Alors il dessine, écrit, se fait artisan des mots, juste avec des cahiers et un stylo.

Ce roman naît de rencontres avec des personnages réels et passionnants. Il y a cet homme, Lili, qu'il retrouve dans la forêt, qui toute sa vie a planté des arbres, et perd la mémoire inexorablement. Ils mangent des noix et des figues ensemble, et Lili ne sait plus ce qu'est une noix...

Il y a ce « voyou » qui a passé 27 longues années derrière les barreaux, et qui veut de l'aide pour écrire sa vie. Il y a les corps, aperçus de la fenêtre, de ces jeunes gens impudiques, laissant les rideaux ouverts, offerts au regard de l'écrivain. Et il y a le plus joli des personnages, Isabelle, la propre fille de l'homme sans mémoire, institutrice de petite section, qui est si belle que même les corbeaux la suivent et attendent qu'elle sorte de l'école pour l'accompagner jusqu'à la maison.
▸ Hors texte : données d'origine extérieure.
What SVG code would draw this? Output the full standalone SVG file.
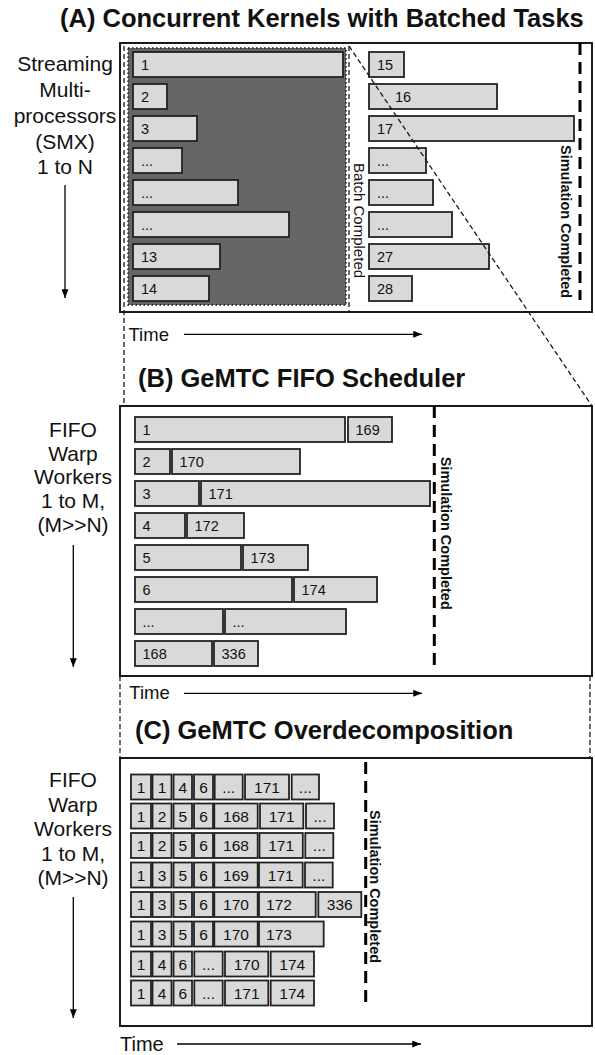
<svg xmlns="http://www.w3.org/2000/svg" width="595" height="1055" viewBox="0 0 595 1055">
  <defs>
    <marker id="arrow" viewBox="0 0 10 8" refX="10" refY="4" markerWidth="9" markerHeight="7" markerUnits="userSpaceOnUse" orient="auto">
      <path d="M0,0 L10,4 L0,8 z" fill="#000"/>
    </marker>
  </defs>
  <style>
    text { font-family: "Liberation Sans", Arial, sans-serif; fill: #111; }
    .title { font-size: 25.5px; font-weight: bold; }
    .side { font-size: 21px; text-anchor: middle; }
    .time { font-size: 18.5px; }
    .panel { fill: #fff; stroke: #1a1a1a; stroke-width: 2; }
    .bar { fill: #d9d9d9; stroke: #222; stroke-width: 1.8; }
    .t { font-size: 14.5px; }
    .c { font-size: 15.5px; text-anchor: middle; }
    .sim { stroke: #000; stroke-width: 3; stroke-dasharray: 12 7; fill: none; }
    .simtxt { font-size: 14.5px; font-weight: bold; }
    .lens { stroke: #1a1a1a; stroke-width: 1.3; stroke-dasharray: 5 3; fill: none; }
    .axis { stroke: #000; stroke-width: 1.3; fill: none; }
  </style>

  <!-- titles -->
  <text class="title" x="60" y="27">(A) Concurrent Kernels with Batched Tasks</text>
  <text class="title" x="138" y="387">(B) GeMTC FIFO Scheduler</text>
  <text class="title" x="135" y="738.5">(C) GeMTC Overdecomposition</text>

  <!-- side labels and worker axes -->
  <g id="axis-a">
    <text class="side" x="65" y="71">Streaming</text>
    <text class="side" x="65" y="97">Multi-</text>
    <text class="side" x="65" y="122.5">processors</text>
    <text class="side" x="65" y="148.5">(SMX)</text>
    <text class="side" x="65" y="174">1 to N</text>
    <line class="axis" x1="65" y1="185" x2="65" y2="298" marker-end="url(#arrow)"/>
    <text class="time" x="128.5" y="340.7">Time</text>
    <line class="axis" x1="184" y1="334.3" x2="422" y2="334.3" marker-end="url(#arrow)"/>
  </g>
  <g id="axis-b">
    <text class="side" x="73" y="436.5">FIFO</text>
    <text class="side" x="73" y="460.5">Warp</text>
    <text class="side" x="73" y="484">Workers</text>
    <text class="side" x="73" y="508">1 to M,</text>
    <text class="side" x="73" y="532">(M&gt;&gt;N)</text>
    <line class="axis" x1="73.3" y1="545" x2="73.3" y2="667" marker-end="url(#arrow)"/>
    <text class="time" x="129.3" y="699">Time</text>
    <line class="axis" x1="184" y1="693.3" x2="422" y2="693.3" marker-end="url(#arrow)"/>
  </g>
  <g id="axis-c">
    <text class="side" x="73" y="787">FIFO</text>
    <text class="side" x="73" y="811.5">Warp</text>
    <text class="side" x="73" y="836">Workers</text>
    <text class="side" x="73" y="860.5">1 to M,</text>
    <text class="side" x="73" y="885">(M&gt;&gt;N)</text>
    <line class="axis" x1="73.3" y1="897" x2="73.3" y2="1018" marker-end="url(#arrow)"/>
    <text class="time" x="120" y="1051" style="font-size:20px">Time</text>
    <line class="axis" x1="177" y1="1044" x2="421" y2="1044" marker-end="url(#arrow)"/>
  </g>

  <!-- (A) concurrent kernels -->
  <g id="panel-a">
    <rect class="panel" x="120" y="43" width="472" height="269"/>
    <rect x="128" y="48" width="218" height="257" fill="#666" stroke="#111" stroke-width="1.5" stroke-dasharray="1.5 2.5"/>
    <g id="batch-1">
      <rect class="bar" x="133" y="52" width="210" height="25"/><text class="t" x="141" y="69.5">1</text>
      <rect class="bar" x="133" y="84" width="34" height="25"/><text class="t" x="141" y="101.5">2</text>
      <rect class="bar" x="133" y="116" width="64" height="25"/><text class="t" x="141" y="133.5">3</text>
      <rect class="bar" x="133" y="148" width="49" height="25"/><text class="t" x="141" y="165.5">...</text>
      <rect class="bar" x="133" y="180" width="105" height="25"/><text class="t" x="141" y="197.5">...</text>
      <rect class="bar" x="133" y="212" width="156" height="25"/><text class="t" x="141" y="229.5">...</text>
      <rect class="bar" x="133" y="244" width="87" height="25"/><text class="t" x="141" y="261.5">13</text>
      <rect class="bar" x="133" y="276" width="76" height="25"/><text class="t" x="141" y="293.5">14</text>
    </g>
    <g id="batch-2">
      <rect class="bar" x="369" y="52" width="35" height="25"/><text class="t" x="377" y="69.5">15</text>
      <rect class="bar" x="369" y="84" width="128" height="25"/><text class="t" x="395" y="101.5">16</text>
      <rect class="bar" x="369" y="116" width="205" height="25"/><text class="t" x="377" y="133.5">17</text>
      <rect class="bar" x="369" y="148" width="57" height="25"/><text class="t" x="377" y="165.5">...</text>
      <rect class="bar" x="369" y="180" width="64" height="25"/><text class="t" x="377" y="197.5">...</text>
      <rect class="bar" x="369" y="212" width="83" height="25"/><text class="t" x="377" y="229.5">...</text>
      <rect class="bar" x="369" y="244" width="120" height="25"/><text class="t" x="377" y="261.5">27</text>
      <rect class="bar" x="369" y="276" width="43" height="25"/><text class="t" x="377" y="293.5">28</text>
    </g>
    <text x="354" y="163" transform="rotate(90 354 163)" style="font-size:15px">Batch Completed</text>
    <line class="sim" x1="580" y1="43" x2="580" y2="300"/>
    <text class="simtxt" x="561" y="145" transform="rotate(90 561 145)">Simulation Completed</text>
  </g>

  <!-- (B) FIFO scheduler -->
  <g id="panel-b">
    <rect class="panel" x="120" y="406" width="472" height="270"/>
    <rect class="bar" x="135" y="417" width="210" height="25"/><text class="t" x="142.5" y="434.5">1</text>
    <rect class="bar" x="348" y="417" width="44" height="25"/><text class="t" x="355.5" y="434.5">169</text>
    <rect class="bar" x="135" y="449" width="35" height="25"/><text class="t" x="142.5" y="466.5">2</text>
    <rect class="bar" x="172" y="449" width="128" height="25"/><text class="t" x="179.5" y="466.5">170</text>
    <rect class="bar" x="135" y="481" width="64" height="25"/><text class="t" x="142.5" y="498.5">3</text>
    <rect class="bar" x="201" y="481" width="229" height="25"/><text class="t" x="208.5" y="498.5">171</text>
    <rect class="bar" x="135" y="513" width="50" height="25"/><text class="t" x="142.5" y="530.5">4</text>
    <rect class="bar" x="187" y="513" width="57" height="25"/><text class="t" x="194.5" y="530.5">172</text>
    <rect class="bar" x="135" y="545" width="106" height="25"/><text class="t" x="142.5" y="562.5">5</text>
    <rect class="bar" x="243" y="545" width="65" height="25"/><text class="t" x="250.5" y="562.5">173</text>
    <rect class="bar" x="135" y="577" width="157" height="25"/><text class="t" x="142.5" y="594.5">6</text>
    <rect class="bar" x="294" y="577" width="83" height="25"/><text class="t" x="301.5" y="594.5">174</text>
    <rect class="bar" x="135" y="609" width="88" height="25"/><text class="t" x="142.5" y="626.5">...</text>
    <rect class="bar" x="225" y="609" width="121" height="25"/><text class="t" x="232.5" y="626.5">...</text>
    <rect class="bar" x="135" y="641" width="77" height="25"/><text class="t" x="142.5" y="658.5">168</text>
    <rect class="bar" x="214" y="641" width="44" height="25"/><text class="t" x="221.5" y="658.5">336</text>
    <line class="sim" x1="434.3" y1="406" x2="434.3" y2="665"/>
    <text class="simtxt" x="440.5" y="456.7" transform="rotate(90 440.5 456.7)">Simulation Completed</text>
  </g>

  <!-- (C) overdecomposition -->
  <g id="panel-c">
    <rect class="panel" x="120" y="758" width="472" height="268"/>
    <g id="row-c1">
      <rect class="bar" x="131" y="774.5" width="20" height="25"/><text class="c" x="141" y="792.5">1</text>
      <rect class="bar" x="152.5" y="774.5" width="19" height="25"/><text class="c" x="162" y="792.5">1</text>
      <rect class="bar" x="173.5" y="774.5" width="18.5" height="25"/><text class="c" x="182.8" y="792.5">4</text>
      <rect class="bar" x="194" y="774.5" width="19" height="25"/><text class="c" x="203.5" y="792.5">6</text>
      <rect class="bar" x="214.7" y="774.5" width="28" height="25"/><text class="c" x="228.7" y="792.5">...</text>
      <rect class="bar" x="245" y="774.5" width="44" height="25"/><text class="c" x="267" y="792.5">171</text>
      <rect class="bar" x="291.7" y="774.5" width="27.3" height="25"/><text class="c" x="305.3" y="792.5">...</text>
    </g>
    <g id="row-c2">
      <rect class="bar" x="131" y="803.5" width="20" height="25"/><text class="c" x="141" y="821.5">1</text>
      <rect class="bar" x="152.5" y="803.5" width="19" height="25"/><text class="c" x="162" y="821.5">2</text>
      <rect class="bar" x="173.5" y="803.5" width="18.5" height="25"/><text class="c" x="182.8" y="821.5">5</text>
      <rect class="bar" x="194" y="803.5" width="19" height="25"/><text class="c" x="203.5" y="821.5">6</text>
      <rect class="bar" x="214.3" y="803.5" width="43.4" height="25"/><text class="c" x="236" y="821.5">168</text>
      <rect class="bar" x="260" y="803.5" width="43.3" height="25"/><text class="c" x="281.7" y="821.5">171</text>
      <rect class="bar" x="306" y="803.5" width="28" height="25"/><text class="c" x="320" y="821.5">...</text>
    </g>
    <g id="row-c3">
      <rect class="bar" x="131" y="833" width="20" height="25"/><text class="c" x="141" y="851">1</text>
      <rect class="bar" x="152.5" y="833" width="19" height="25"/><text class="c" x="162" y="851">2</text>
      <rect class="bar" x="173.5" y="833" width="18.5" height="25"/><text class="c" x="182.8" y="851">5</text>
      <rect class="bar" x="194" y="833" width="19" height="25"/><text class="c" x="203.5" y="851">6</text>
      <rect class="bar" x="214.3" y="833" width="43.4" height="25"/><text class="c" x="236" y="851">168</text>
      <rect class="bar" x="259.5" y="833" width="43.3" height="25"/><text class="c" x="281.2" y="851">171</text>
      <rect class="bar" x="305.3" y="833" width="28" height="25"/><text class="c" x="319.3" y="851">...</text>
    </g>
    <g id="row-c4">
      <rect class="bar" x="131" y="862.5" width="20" height="25"/><text class="c" x="141" y="880.5">1</text>
      <rect class="bar" x="152.5" y="862.5" width="19" height="25"/><text class="c" x="162" y="880.5">3</text>
      <rect class="bar" x="173.5" y="862.5" width="18.5" height="25"/><text class="c" x="182.8" y="880.5">5</text>
      <rect class="bar" x="194" y="862.5" width="19" height="25"/><text class="c" x="203.5" y="880.5">6</text>
      <rect class="bar" x="214.3" y="862.5" width="43.4" height="25"/><text class="c" x="236" y="880.5">169</text>
      <rect class="bar" x="259" y="862.5" width="43.7" height="25"/><text class="c" x="280.8" y="880.5">171</text>
      <rect class="bar" x="305" y="862.5" width="27.7" height="25"/><text class="c" x="318.8" y="880.5">...</text>
    </g>
    <g id="row-c5">
      <rect class="bar" x="131" y="892" width="20" height="25"/><text class="c" x="141" y="910">1</text>
      <rect class="bar" x="152.5" y="892" width="19" height="25"/><text class="c" x="162" y="910">3</text>
      <rect class="bar" x="173.5" y="892" width="18.5" height="25"/><text class="c" x="182.8" y="910">5</text>
      <rect class="bar" x="194" y="892" width="19" height="25"/><text class="c" x="203.5" y="910">6</text>
      <rect class="bar" x="214.3" y="892" width="43.4" height="25"/><text class="c" x="236" y="910">170</text>
      <rect class="bar" x="259" y="892" width="56.7" height="25"/><text class="c" x="279" y="910">172</text>
      <rect class="bar" x="318.3" y="892" width="43" height="25"/><text class="c" x="339.8" y="910">336</text>
    </g>
    <g id="row-c6">
      <rect class="bar" x="131" y="921.5" width="20" height="25"/><text class="c" x="141" y="939.5">1</text>
      <rect class="bar" x="152.5" y="921.5" width="19" height="25"/><text class="c" x="162" y="939.5">3</text>
      <rect class="bar" x="173.5" y="921.5" width="18.5" height="25"/><text class="c" x="182.8" y="939.5">5</text>
      <rect class="bar" x="194" y="921.5" width="19" height="25"/><text class="c" x="203.5" y="939.5">6</text>
      <rect class="bar" x="214.3" y="921.5" width="43.4" height="25"/><text class="c" x="236" y="939.5">170</text>
      <rect class="bar" x="259" y="921.5" width="64.7" height="25"/><text class="c" x="279" y="939.5">173</text>
    </g>
    <g id="row-c7">
      <rect class="bar" x="131" y="951.5" width="20" height="25"/><text class="c" x="141" y="969.5">1</text>
      <rect class="bar" x="152.5" y="951.5" width="19" height="25"/><text class="c" x="162" y="969.5">4</text>
      <rect class="bar" x="173.5" y="951.5" width="18.5" height="25"/><text class="c" x="182.8" y="969.5">6</text>
      <rect class="bar" x="194.3" y="951.5" width="28.4" height="25"/><text class="c" x="208.5" y="969.5">...</text>
      <rect class="bar" x="225" y="951.5" width="43.3" height="25"/><text class="c" x="246.7" y="969.5">170</text>
      <rect class="bar" x="270.7" y="951.5" width="43.3" height="25"/><text class="c" x="292.3" y="969.5">174</text>
    </g>
    <g id="row-c8">
      <rect class="bar" x="131" y="980.5" width="20" height="25"/><text class="c" x="141" y="998.5">1</text>
      <rect class="bar" x="152.5" y="980.5" width="19" height="25"/><text class="c" x="162" y="998.5">4</text>
      <rect class="bar" x="173.5" y="980.5" width="18.5" height="25"/><text class="c" x="182.8" y="998.5">6</text>
      <rect class="bar" x="194.3" y="980.5" width="28.4" height="25"/><text class="c" x="208.5" y="998.5">...</text>
      <rect class="bar" x="225" y="980.5" width="43.3" height="25"/><text class="c" x="246.7" y="998.5">171</text>
      <rect class="bar" x="270.7" y="980.5" width="43.3" height="25"/><text class="c" x="292.3" y="998.5">174</text>
    </g>
    <line class="sim" x1="365.7" y1="762" x2="365.7" y2="1008"/>
    <text class="simtxt" x="369.8" y="810" transform="rotate(90 369.8 810)">Simulation Completed</text>
  </g>

  <!-- zoom guides linking the panels -->
  <g id="connectors">
    <line class="lens" x1="124" y1="46" x2="124" y2="406"/>
    <line class="lens" x1="349" y1="46" x2="349" y2="312"/>
    <line class="lens" x1="349" y1="46" x2="592" y2="406"/>
    <line class="lens" x1="120" y1="676" x2="120" y2="758"/>
    <line class="lens" x1="590" y1="676" x2="590" y2="758"/>
  </g>
</svg>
René Frégni avoue sa passion pour les femmes. Un beau visage de femme l'apaise, le calme.

Il ressent intimement le silence, la paix et la sérénité.

Et le besoin s'en fait sentir.

Dans ses visites aux détenus, René se rend compte de la potentialité de ces hommes enfermés, pour qui l'écriture semble une planche de salut. Les détenus lui parlent, s'expriment avec des mots simples mais touchants :

J’avais oublié toutes les odeurs, un jour j’ai écrit par hasard le mot figuier, le mot septembre et brusquement tout est remonté : l’herbe mouillée des matins d’automne, la brume qui accompagne une rivière, le bruit de l’eau, celui des chiens de chasse, la saveur extraordinaire d’une figue encore couverte de rosée… »

Des amitiés naissent. L'un deux lui propose un partenariat dans un restaurant à sa libération. Malheureusement l'histoire se finit mal. Son partenaire plonge de nouveau dans le grand banditisme et René Fregni est soupçonné de complicité. Sa vie va basculer, par la faute de l'obsession, de l'obstination et de l'abus de pouvoir d'un juge. Gardes-à-vue, perquisitions, cavalcades de flics dans ses escaliers, pleurs de sa fille, vont faire naître le roman Tu tomberas avec la nuit, dans lequel l'écrivain "tue" le juge avec sa plume.

La femme, pour lui, représente un peu sa mère. Lorsque celle-ci s'en est allée, un roman noir était en préparation.

Devant le drame de la mort, il lui était impossible de continuer ce qui lui semblait un livre sans raison. Alors, il s'est levé toutes les nuits, avec ses cahiers, et a commencé à parler à sa mère et à écrire par sa voix. De là est né Danse dans le noir.

Cet homme est magicien. Il sait parler de Giono, de femmes, de romans noirs, de polars comme personne. Il transmet par son regard, par son sourire, par sa voix et ses mots, une telle sérénité, que l'on ne peut pas être autrement qu'amoureuse.